Stated task —
Word for word, quote all of the material, omitting the pictures.

**** Supplied material ****

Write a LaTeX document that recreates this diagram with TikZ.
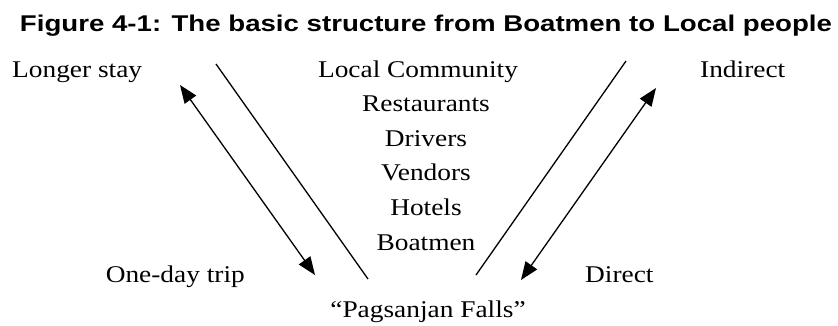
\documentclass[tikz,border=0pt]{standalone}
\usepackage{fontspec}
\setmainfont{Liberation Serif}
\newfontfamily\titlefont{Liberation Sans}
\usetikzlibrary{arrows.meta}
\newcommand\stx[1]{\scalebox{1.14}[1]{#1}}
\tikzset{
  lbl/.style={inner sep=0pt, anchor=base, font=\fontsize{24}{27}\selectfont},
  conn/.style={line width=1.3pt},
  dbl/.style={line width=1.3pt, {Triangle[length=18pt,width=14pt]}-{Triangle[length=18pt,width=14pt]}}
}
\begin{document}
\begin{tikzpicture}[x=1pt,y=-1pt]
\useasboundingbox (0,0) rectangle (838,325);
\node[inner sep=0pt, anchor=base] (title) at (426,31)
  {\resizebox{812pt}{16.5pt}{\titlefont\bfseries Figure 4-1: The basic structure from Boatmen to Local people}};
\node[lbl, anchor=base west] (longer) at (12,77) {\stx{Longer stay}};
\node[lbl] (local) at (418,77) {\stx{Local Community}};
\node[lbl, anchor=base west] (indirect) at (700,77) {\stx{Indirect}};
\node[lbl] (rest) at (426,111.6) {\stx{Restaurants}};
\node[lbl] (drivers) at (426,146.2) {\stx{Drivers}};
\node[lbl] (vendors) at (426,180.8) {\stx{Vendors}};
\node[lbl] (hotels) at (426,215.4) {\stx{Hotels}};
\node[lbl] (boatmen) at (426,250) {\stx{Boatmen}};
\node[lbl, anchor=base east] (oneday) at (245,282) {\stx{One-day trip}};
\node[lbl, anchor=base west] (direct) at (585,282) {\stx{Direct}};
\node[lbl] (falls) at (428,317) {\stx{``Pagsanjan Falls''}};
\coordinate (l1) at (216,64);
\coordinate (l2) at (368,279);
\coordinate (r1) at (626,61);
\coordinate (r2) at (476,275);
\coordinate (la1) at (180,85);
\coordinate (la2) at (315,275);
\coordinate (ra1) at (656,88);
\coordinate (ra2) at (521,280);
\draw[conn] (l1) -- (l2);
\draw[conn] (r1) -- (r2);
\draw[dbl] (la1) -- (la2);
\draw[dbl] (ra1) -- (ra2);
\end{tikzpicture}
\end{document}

****

Response to this exercise —
Write a LaTeX document that recreates this diagram with TikZ.
\documentclass[tikz,border=0pt]{standalone}
\usepackage{fontspec}
\setmainfont{Liberation Serif}
\newfontfamily\titlefont{Liberation Sans}
\usetikzlibrary{arrows.meta}
\newcommand\stx[1]{\scalebox{1.14}[1]{#1}}
\tikzset{
  lbl/.style={inner sep=0pt, anchor=base, font=\fontsize{24}{27}\selectfont},
  conn/.style={line width=1.3pt},
  dbl/.style={line width=1.3pt, {Triangle[length=18pt,width=14pt]}-{Triangle[length=18pt,width=14pt]}}
}
\begin{document}
\begin{tikzpicture}[x=1pt,y=-1pt]
\useasboundingbox (0,0) rectangle (838,325);
\node[inner sep=0pt, anchor=base] (title) at (426,31)
  {\resizebox{812pt}{16.5pt}{\titlefont\bfseries Figure 4-1: The basic structure from Boatmen to Local people}};
\node[lbl, anchor=base west] (longer) at (12,77) {\stx{Longer stay}};
\node[lbl] (local) at (418,77) {\stx{Local Community}};
\node[lbl, anchor=base west] (indirect) at (700,77) {\stx{Indirect}};
\node[lbl] (rest) at (426,111.6) {\stx{Restaurants}};
\node[lbl] (drivers) at (426,146.2) {\stx{Drivers}};
\node[lbl] (vendors) at (426,180.8) {\stx{Vendors}};
\node[lbl] (hotels) at (426,215.4) {\stx{Hotels}};
\node[lbl] (boatmen) at (426,250) {\stx{Boatmen}};
\node[lbl, anchor=base east] (oneday) at (245,282) {\stx{One-day trip}};
\node[lbl, anchor=base west] (direct) at (585,282) {\stx{Direct}};
\node[lbl] (falls) at (428,317) {\stx{``Pagsanjan Falls''}};
\coordinate (l1) at (216,64);
\coordinate (l2) at (368,279);
\coordinate (r1) at (626,61);
\coordinate (r2) at (476,275);
\coordinate (la1) at (180,85);
\coordinate (la2) at (315,275);
\coordinate (ra1) at (656,88);
\coordinate (ra2) at (521,280);
\draw[conn] (l1) -- (l2);
\draw[conn] (r1) -- (r2);
\draw[dbl] (la1) -- (la2);
\draw[dbl] (ra1) -- (ra2);
\end{tikzpicture}
\end{document}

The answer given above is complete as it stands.